Human beings are not the rational economic actors that traditional financial theory presumes. Decades of behavioral finance research reveal that cognitive biases, emotional responses, and mental shortcuts profoundly influence financial decision-making, often leading to predictable errors that undermine long-term wealth building. Understanding these psychological patterns represents the first step toward making better financial choices.
Loss aversion—the tendency to feel the pain of losses more intensely than the pleasure of equivalent gains—drives numerous counterproductive behaviors. Investors often hold losing positions too long, hoping to avoid realizing losses, while selling winners prematurely to lock in gains. This pattern, directly opposite to the investor's mantra of "cut losses and let winners run," illustrates how emotional responses can override rational analysis.
Recency bias leads us to overweight recent events when making predictions about the future. After strong market performance, investors become overly optimistic, piling into assets at elevated prices. Following market declines, excessive pessimism takes hold, causing many to sell near market bottoms. This pattern of buying high and selling low—driven by extrapolating recent trends—destroys wealth across market cycles.
Overconfidence represents another pervasive bias, particularly among experienced investors who mistake past success for skill rather than recognizing luck's substantial role. Overconfident investors trade excessively, concentrate portfolios in familiar but risky positions, and fail to properly diversify. Research consistently shows that excessive trading driven by overconfidence reduces returns after accounting for transaction costs and taxes.
Herd behavior manifests when investors follow the crowd rather than conducting independent analysis. The fear of missing out drives bubbles, while panic selling accelerates market crashes. Social validation feels comforting—surely the crowd cannot be wrong—but financial markets regularly reward contrarian thinking precisely because crowds so often err at critical turning points.

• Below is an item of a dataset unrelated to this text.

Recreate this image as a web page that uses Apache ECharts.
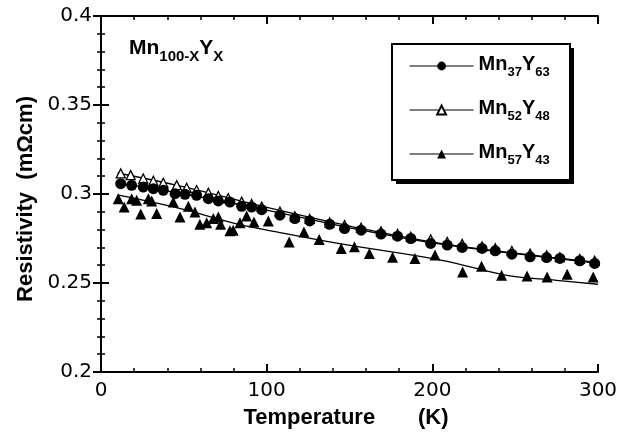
<!DOCTYPE html>
<html>
<head>
<meta charset="utf-8">
<script src="https://cdn.jsdelivr.net/npm/echarts@6/dist/echarts.min.js"></script>
<style>
  html, body { margin: 0; padding: 0; background: #fff; }
  #chart { width: 628px; height: 434px; }
</style>
</head>
<body>
<div id="chart"></div>
<script>
// Resistivity of amorphous Mn-Y alloys versus temperature
const xTicks = [0, 100, 200, 300];
const yTicks = [0.2, 0.25, 0.3, 0.35, 0.4];
const seriesNames = ['Mn37Y63', 'Mn52Y48', 'Mn57Y43'];

// measured points [T (K), rho (mOhm cm)]
const mn37y63 = [
  [11.9, 0.3058], [18.5, 0.3049], [25.5, 0.3039], [31.6, 0.3030], [37.6, 0.3021],
  [44.7, 0.3002], [50.7, 0.2998], [57.7, 0.2993], [64.8, 0.2974], [70.8, 0.2961],
  [77.8, 0.2955], [84.9, 0.2931], [90.9, 0.2927], [97, 0.2912], [108, 0.2881],
  [117, 0.2862], [126, 0.2849], [138, 0.2830], [147, 0.2806], [157, 0.2797],
  [169, 0.2775], [179, 0.2763], [187, 0.2750], [199, 0.2722], [209, 0.2713],
  [218, 0.2700], [230, 0.2694], [238, 0.2681], [248, 0.2662], [259, 0.2647],
  [269, 0.2643], [277, 0.2638], [289, 0.2625], [298, 0.2610]
];
const mn52y48 = [
  [11.9, 0.3116], [17.9, 0.3106], [25.5, 0.3087], [31.6, 0.3074], [37.6, 0.3063],
  [45.7, 0.3050], [51.7, 0.3035], [57.7, 0.3022], [64.8, 0.3007], [70.8, 0.2989],
  [76.8, 0.2976], [84.9, 0.2957], [90.9, 0.2944], [97, 0.2929], [108, 0.2901],
  [117, 0.2875], [126, 0.2860], [138, 0.2840], [147, 0.2825], [157, 0.2810],
  [169, 0.2790], [179, 0.2775], [187, 0.2760], [199, 0.2745], [209, 0.2730],
  [218, 0.2720], [230, 0.2705], [238, 0.2695], [248, 0.2680], [259, 0.2665],
  [269, 0.2655], [277, 0.2645], [289, 0.2635], [298, 0.2625]
];
const mn57y43 = [
  [10.4, 0.2974], [14, 0.2927], [18.5, 0.2974], [21.5, 0.2965], [24, 0.2887],
  [28.6, 0.2974], [30.6, 0.2961], [33.6, 0.2890], [43.6, 0.2955], [47.7, 0.2871],
  [52.7, 0.2931], [56.7, 0.2899], [59.7, 0.2830], [63.8, 0.2838], [67.8, 0.2862],
  [70.8, 0.2871], [72.2, 0.2830], [77.8, 0.2793], [79.8, 0.2797], [83.9, 0.2838],
  [87.9, 0.2876], [92.3, 0.2843], [101, 0.2849], [113.6, 0.2731], [122.5, 0.2787],
  [131.7, 0.2744], [145, 0.2694], [153, 0.2703], [162, 0.2666], [176, 0.2644],
  [189.5, 0.2638], [201.6, 0.2657], [218.3, 0.2562], [229.7, 0.2594], [241.8, 0.2543],
  [257.2, 0.2540], [269.3, 0.2534], [281.4, 0.2549], [297.1, 0.2534]
];

// guide curves through each data set
const fit37 = [[10, 0.3062], [50, 0.3000], [100, 0.2910], [150, 0.2810], [200, 0.2725], [250, 0.2665], [300, 0.2610]];
const fit52 = [[10, 0.3118], [50, 0.3040], [100, 0.2925], [150, 0.2820], [200, 0.2730], [250, 0.2668], [300, 0.2615]];
const fit57 = [[10, 0.2995], [48, 0.2918], [80, 0.2837], [106, 0.2787], [144, 0.2721], [205, 0.2629], [245, 0.2543], [275, 0.2515], [300, 0.2493]];

const FONT = '"Liberation Sans", Arial, Helvetica, sans-serif';
const TICK_FONT = '"DejaVu Sans", "Liberation Sans", sans-serif';
const INK = '#000';

function axisCommon(showLabel) {
  return {
    axisLine: { show: true, lineStyle: { color: INK, width: 2 } },
    // negative lengths turn the ticks towards the plot interior
    axisTick: { show: true, inside: false, length: -8, lineStyle: { color: INK, width: 2 } },
    minorTick: { show: true, splitNumber: 5, length: -4, lineStyle: { color: INK, width: 1.5 } },
    splitLine: { show: false },
    minorSplitLine: { show: false },
    axisLabel: { show: showLabel, color: INK, fontFamily: TICK_FONT, fontSize: 20, margin: 9 }
  };
}

// main text plus subscripts pushed down by top padding
function subscriptRich(size, subSize, drop) {
  return {
    m: { fontFamily: FONT, fontSize: size, fontWeight: 'bold', color: INK, lineHeight: 24, verticalAlign: 'top' },
    s: { fontFamily: FONT, fontSize: subSize, fontWeight: 'bold', color: INK, lineHeight: 14,
         verticalAlign: 'top', padding: [drop, 0, 0, 0] }
  };
}
function toRich(name) {
  return name.replace(/([A-Za-z]+)/g, '{m|$1}').replace(/(\d+)/g, '{s|$1}');
}

const chart = echarts.init(document.getElementById('chart'), null, { renderer: 'canvas' });

const fitStyle = { type: 'line', smooth: 0.4, showSymbol: false, symbol: 'none', silent: true,
                   lineStyle: { color: INK, width: 1.3 }, z: 2 };

// legend frame with its offset drop shadow
const legendBox = { x: 392, y: 44, width: 178, height: 136, shadow: 4 };

chart.setOption({
  animation: false,
  backgroundColor: '#fff',
  title: {
    text: '{m|Mn}{s|100-X}{m|Y}{s|X}',
    left: 129, top: 38,
    padding: 0,
    textStyle: { rich: subscriptRich(21, 15, 11) }
  },
  graphic: [
    { type: 'rect', z: 1, silent: true,
      shape: { x: legendBox.x + legendBox.shadow, y: legendBox.y + legendBox.shadow,
               width: legendBox.width, height: legendBox.height },
      style: { fill: INK } },
    { type: 'rect', z: 2, silent: true,
      shape: { x: legendBox.x, y: legendBox.y, width: legendBox.width, height: legendBox.height },
      style: { fill: '#fff', stroke: INK, lineWidth: 2 } }
  ],
  grid: { left: 101, top: 16, width: 497, height: 359 },
  legend: {
    data: seriesNames,
    orient: 'vertical',
    left: 409, top: 54,
    padding: 0,
    z: 10,
    itemGap: 19,
    itemWidth: 64,
    itemHeight: 11,
    lineStyle: { color: INK, width: 1.2, opacity: 1 },
    selectedMode: false,
    formatter: toRich,
    textStyle: { rich: subscriptRich(20, 13, 12) }
  },
  xAxis: [
    Object.assign({
      type: 'value', min: xTicks[0], max: xTicks[xTicks.length - 1], interval: 100,
      name: 'Temperature       (K)', nameLocation: 'middle', nameGap: 35,
      nameTextStyle: { fontFamily: FONT, fontSize: 22, fontWeight: 'bold', color: INK, padding: [0, 7, 0, 0] }
    }, axisCommon(true)),
    Object.assign({
      type: 'value', position: 'top', min: xTicks[0], max: xTicks[xTicks.length - 1], interval: 100
    }, axisCommon(false))
  ],
  yAxis: [
    Object.assign({
      type: 'value', min: yTicks[0], max: yTicks[yTicks.length - 1], interval: 0.05,
      name: 'Resistivity  (mΩcm)', nameLocation: 'middle', nameGap: 60,
      nameTextStyle: { fontFamily: FONT, fontSize: 22, fontWeight: 'bold', color: INK, padding: [0, 10, 0, 0] }
    }, axisCommon(true)),
    Object.assign({
      type: 'value', position: 'right', min: yTicks[0], max: yTicks[yTicks.length - 1], interval: 0.05
    }, axisCommon(false))
  ],
  series: [
    Object.assign({ name: 'fit52', data: fit52 }, fitStyle),
    Object.assign({ name: 'fit37', data: fit37 }, fitStyle),
    Object.assign({ name: 'fit57', data: fit57 }, fitStyle),
    {
      name: seriesNames[1], type: 'line', data: mn52y48, z: 3,
      symbol: 'triangle', symbolSize: 9, showSymbol: true,
      lineStyle: { width: 0, color: INK },
      itemStyle: { color: '#fff', borderColor: INK, borderWidth: 1.3 },
      emphasis: { disabled: true }
    },
    {
      name: seriesNames[0], type: 'line', data: mn37y63, z: 4,
      symbol: 'circle', symbolSize: 11, showSymbol: true,
      lineStyle: { width: 0, color: INK },
      itemStyle: { color: INK, borderWidth: 0 },
      emphasis: { disabled: true }
    },
    {
      name: seriesNames[2], type: 'line', data: mn57y43, z: 5,
      symbol: 'triangle', symbolSize: 11, showSymbol: true,
      lineStyle: { width: 0, color: INK },
      itemStyle: { color: INK, borderWidth: 0 },
      emphasis: { disabled: true }
    }
  ]
});
</script>
</body>
</html>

Combating these biases requires systematic approaches that remove emotion from decision-making. Automatic investment plans, predetermined asset allocations, rebalancing schedules, and written investment policies all serve as commitment devices that help investors stick with sound strategies during emotional extremes. The most successful investors recognize their psychological vulnerabilities and build processes designed to prevent predictable errors. In finance as in life, self-awareness and structured decision-making separate good outcomes from common mistakes driven by all-too-human psychology.